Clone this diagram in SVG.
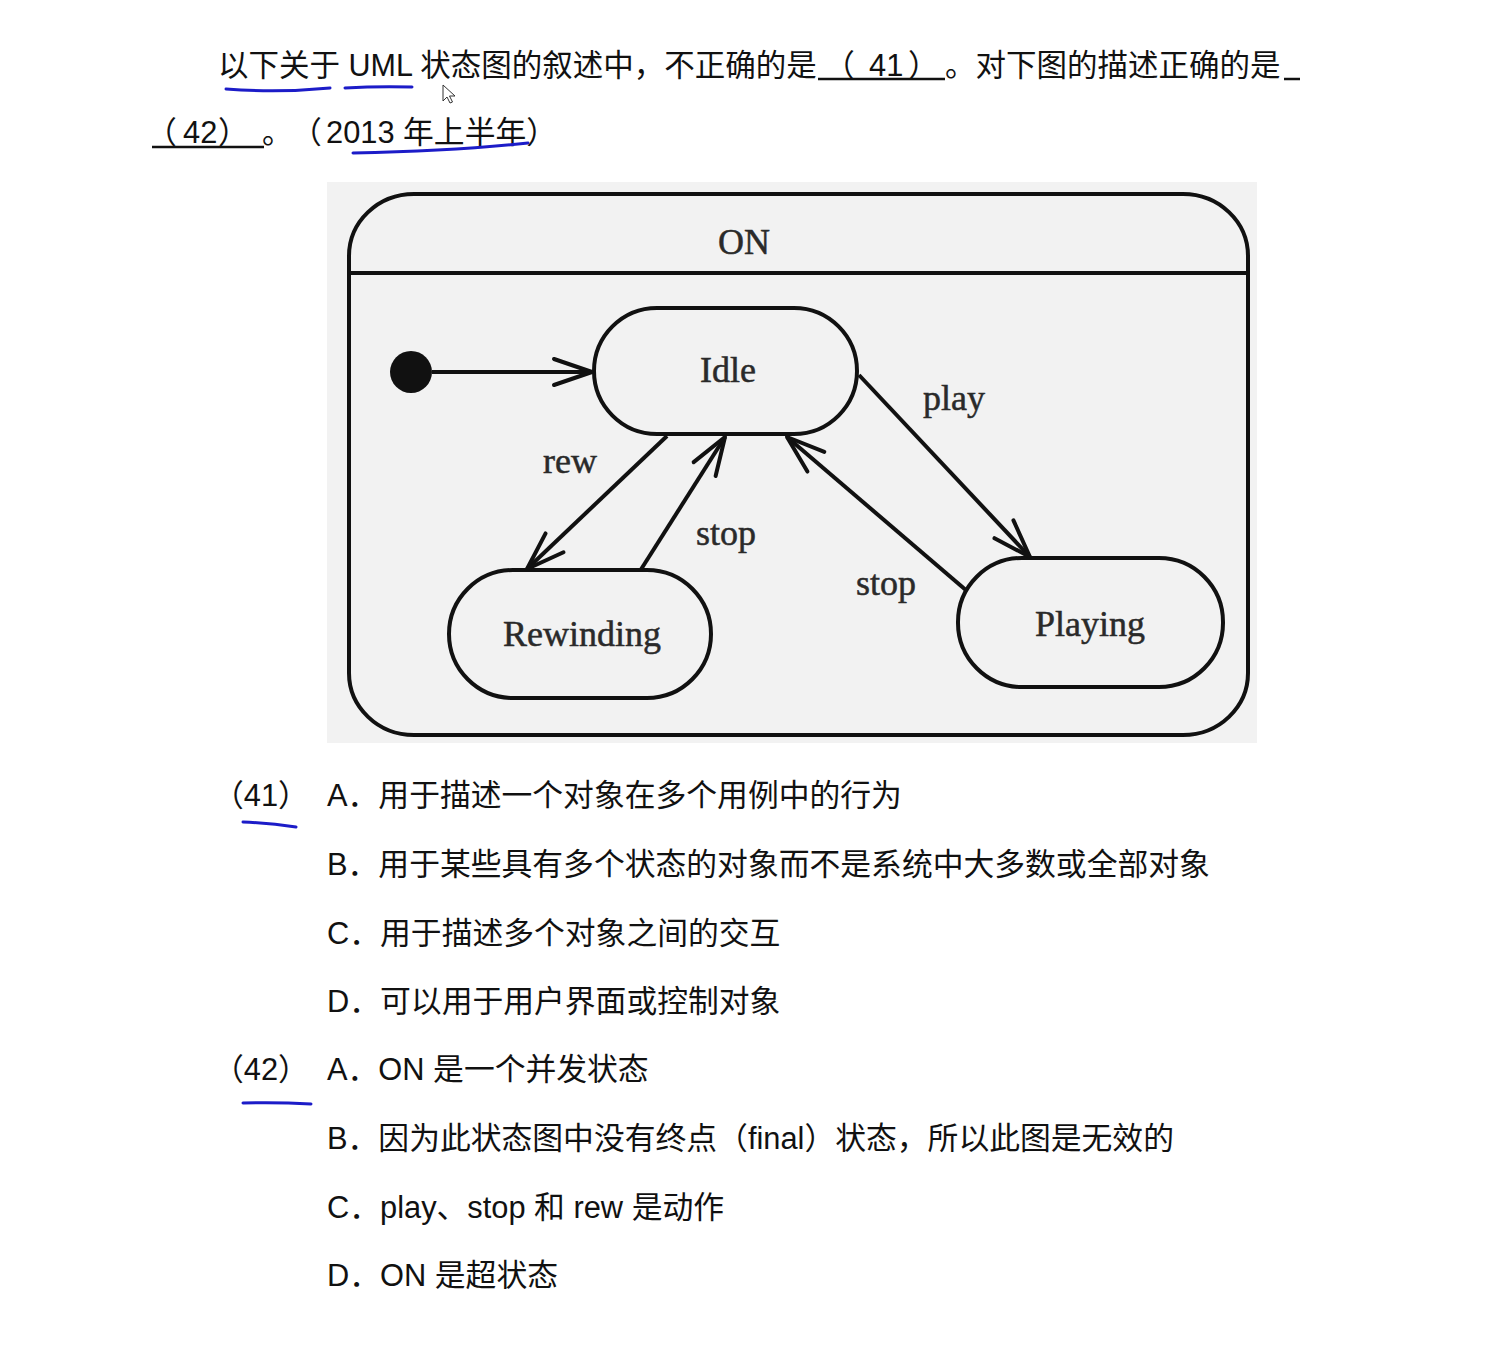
<svg xmlns="http://www.w3.org/2000/svg" width="1495" height="1347" viewBox="0 0 1495 1347">
<style>
.q{font-family:"Liberation Sans","Noto Sans CJK SC",sans-serif;font-size:30.8px;fill:#111}
.d{font-family:"Liberation Serif","DejaVu Serif",serif;font-size:36px;fill:#2a2a2a;stroke:#2a2a2a;stroke-width:0.5}
.st{fill:none;stroke:#111;stroke-width:4}
.ul{stroke:#111;stroke-width:2.5}
.pen{fill:none;stroke:#1c1cc8;stroke-width:3;stroke-linecap:round}
.cn{fill:none;stroke:#111;stroke-width:4;marker-end:url(#open)}
</style>
<defs>
<marker id="open" viewBox="-4 -4 48 36" refX="40" refY="14" markerWidth="48" markerHeight="36" orient="auto" markerUnits="userSpaceOnUse">
<path d="M2,1 L40,14 L2,27" fill="none" stroke="#111" stroke-width="4" stroke-linecap="round" stroke-linejoin="round"/>
</marker>
</defs>
<rect width="1495" height="1347" fill="#ffffff"/>

<g id="question">
<text class="q" x="218" y="76" style="font-size:30.5px">以下关于 UML 状态图的叙述中，不正确的是</text>
<line class="ul" x1="818" y1="79" x2="945" y2="79"/>
<text class="q" y="76"><tspan x="824">（</tspan><tspan x="869">41</tspan><tspan x="908">）</tspan></text>
<text class="q" x="945" y="76" style="font-size:30.5px">。对下图的描述正确的是</text>
<line class="ul" x1="1284" y1="79" x2="1300" y2="79"/>
<text class="q" y="143"><tspan x="146">（</tspan><tspan x="183">42</tspan><tspan x="218">）</tspan></text>
<line class="ul" x1="152" y1="147" x2="264" y2="147"/>
<text class="q" y="143"><tspan x="262">。</tspan><tspan x="291">（</tspan><tspan x="326">2013 年上半年）</tspan></text>
<path class="pen" d="M226,89 Q278,93 330,88"/>
<path class="pen" d="M345,88 Q378,86 412,87"/>
<path class="pen" d="M353,153 Q455,151 528,143"/>
<path d="M443,85 L443,101 L447,97 L450,103 L452.5,102 L449.5,96 L455,96 Z" fill="#fff" stroke="#333" stroke-width="1"/>
</g>

<g id="diagram">
<rect x="327" y="182" width="930" height="561" fill="#f2f2f2"/>
<g id="on">
<rect class="st" x="349" y="194" width="899" height="541" rx="65" ry="62"/>
<line class="st" x1="349" y1="273" x2="1248" y2="273"/>
<text class="d" x="744" y="254" text-anchor="middle">ON</text>
</g>
<g id="initial">
<circle cx="411" cy="372" r="21" fill="#111"/>
</g>
<g id="idle">
<rect class="st" x="594" y="308" width="263" height="126" rx="63" ry="63"/>
<text class="d" x="728" y="382" text-anchor="middle">Idle</text>
</g>
<g id="rewinding">
<rect class="st" x="449" y="570" width="262" height="128" rx="64" ry="64"/>
<text class="d" x="582" y="646" text-anchor="middle">Rewinding</text>
</g>
<g id="playing">
<rect class="st" x="958" y="558" width="265" height="129" rx="64" ry="64"/>
<text class="d" x="1090" y="636" text-anchor="middle">Playing</text>
</g>
<g id="connectors">
<path class="cn" d="M432,372 L592,372"/>
<path class="cn" d="M667,436 L527,569"/>
<path class="cn" d="M640,571 L725,437"/>
<path class="cn" d="M859,375 L1030,557"/>
<path class="cn" d="M967,591 L787,437"/>
<text class="d" x="543" y="473">rew</text>
<text class="d" x="696" y="545">stop</text>
<text class="d" x="923" y="410">play</text>
<text class="d" x="856" y="595">stop</text>
</g>
</g>

<g id="options">
<text class="q" x="213" y="806">（41）</text>
<path class="pen" d="M243,822 Q270,823 296,827"/>
<text class="q" x="327" y="806">A．用于描述一个对象在多个用例中的行为</text>
<text class="q" x="327" y="875">B．用于某些具有多个状态的对象而不是系统中大多数或全部对象</text>
<text class="q" x="327" y="944">C．用于描述多个对象之间的交互</text>
<text class="q" x="327" y="1012">D．可以用于用户界面或控制对象</text>
<text class="q" x="213" y="1080">（42）</text>
<path class="pen" d="M243,1103 Q277,1102 311,1104"/>
<text class="q" x="327" y="1080">A．ON 是一个并发状态</text>
<text class="q" x="327" y="1149">B．因为此状态图中没有终点（final）状态，所以此图是无效的</text>
<text class="q" x="327" y="1218">C．play、stop 和 rew 是动作</text>
<text class="q" x="327" y="1286">D．ON 是超状态</text>
</g>
</svg>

*-*-*

Exercise —
Repeat the data in full and exactly. Omit pictures.

Output below —
Clone this diagram in SVG.
<svg xmlns="http://www.w3.org/2000/svg" width="1495" height="1347" viewBox="0 0 1495 1347">
<style>
.q{font-family:"Liberation Sans","Noto Sans CJK SC",sans-serif;font-size:30.8px;fill:#111}
.d{font-family:"Liberation Serif","DejaVu Serif",serif;font-size:36px;fill:#2a2a2a;stroke:#2a2a2a;stroke-width:0.5}
.st{fill:none;stroke:#111;stroke-width:4}
.ul{stroke:#111;stroke-width:2.5}
.pen{fill:none;stroke:#1c1cc8;stroke-width:3;stroke-linecap:round}
.cn{fill:none;stroke:#111;stroke-width:4;marker-end:url(#open)}
</style>
<defs>
<marker id="open" viewBox="-4 -4 48 36" refX="40" refY="14" markerWidth="48" markerHeight="36" orient="auto" markerUnits="userSpaceOnUse">
<path d="M2,1 L40,14 L2,27" fill="none" stroke="#111" stroke-width="4" stroke-linecap="round" stroke-linejoin="round"/>
</marker>
</defs>
<rect width="1495" height="1347" fill="#ffffff"/>

<g id="question">
<text class="q" x="218" y="76" style="font-size:30.5px">以下关于 UML 状态图的叙述中，不正确的是</text>
<line class="ul" x1="818" y1="79" x2="945" y2="79"/>
<text class="q" y="76"><tspan x="824">（</tspan><tspan x="869">41</tspan><tspan x="908">）</tspan></text>
<text class="q" x="945" y="76" style="font-size:30.5px">。对下图的描述正确的是</text>
<line class="ul" x1="1284" y1="79" x2="1300" y2="79"/>
<text class="q" y="143"><tspan x="146">（</tspan><tspan x="183">42</tspan><tspan x="218">）</tspan></text>
<line class="ul" x1="152" y1="147" x2="264" y2="147"/>
<text class="q" y="143"><tspan x="262">。</tspan><tspan x="291">（</tspan><tspan x="326">2013 年上半年）</tspan></text>
<path class="pen" d="M226,89 Q278,93 330,88"/>
<path class="pen" d="M345,88 Q378,86 412,87"/>
<path class="pen" d="M353,153 Q455,151 528,143"/>
<path d="M443,85 L443,101 L447,97 L450,103 L452.5,102 L449.5,96 L455,96 Z" fill="#fff" stroke="#333" stroke-width="1"/>
</g>

<g id="diagram">
<rect x="327" y="182" width="930" height="561" fill="#f2f2f2"/>
<g id="on">
<rect class="st" x="349" y="194" width="899" height="541" rx="65" ry="62"/>
<line class="st" x1="349" y1="273" x2="1248" y2="273"/>
<text class="d" x="744" y="254" text-anchor="middle">ON</text>
</g>
<g id="initial">
<circle cx="411" cy="372" r="21" fill="#111"/>
</g>
<g id="idle">
<rect class="st" x="594" y="308" width="263" height="126" rx="63" ry="63"/>
<text class="d" x="728" y="382" text-anchor="middle">Idle</text>
</g>
<g id="rewinding">
<rect class="st" x="449" y="570" width="262" height="128" rx="64" ry="64"/>
<text class="d" x="582" y="646" text-anchor="middle">Rewinding</text>
</g>
<g id="playing">
<rect class="st" x="958" y="558" width="265" height="129" rx="64" ry="64"/>
<text class="d" x="1090" y="636" text-anchor="middle">Playing</text>
</g>
<g id="connectors">
<path class="cn" d="M432,372 L592,372"/>
<path class="cn" d="M667,436 L527,569"/>
<path class="cn" d="M640,571 L725,437"/>
<path class="cn" d="M859,375 L1030,557"/>
<path class="cn" d="M967,591 L787,437"/>
<text class="d" x="543" y="473">rew</text>
<text class="d" x="696" y="545">stop</text>
<text class="d" x="923" y="410">play</text>
<text class="d" x="856" y="595">stop</text>
</g>
</g>

<g id="options">
<text class="q" x="213" y="806">（41）</text>
<path class="pen" d="M243,822 Q270,823 296,827"/>
<text class="q" x="327" y="806">A．用于描述一个对象在多个用例中的行为</text>
<text class="q" x="327" y="875">B．用于某些具有多个状态的对象而不是系统中大多数或全部对象</text>
<text class="q" x="327" y="944">C．用于描述多个对象之间的交互</text>
<text class="q" x="327" y="1012">D．可以用于用户界面或控制对象</text>
<text class="q" x="213" y="1080">（42）</text>
<path class="pen" d="M243,1103 Q277,1102 311,1104"/>
<text class="q" x="327" y="1080">A．ON 是一个并发状态</text>
<text class="q" x="327" y="1149">B．因为此状态图中没有终点（final）状态，所以此图是无效的</text>
<text class="q" x="327" y="1218">C．play、stop 和 rew 是动作</text>
<text class="q" x="327" y="1286">D．ON 是超状态</text>
</g>
</svg>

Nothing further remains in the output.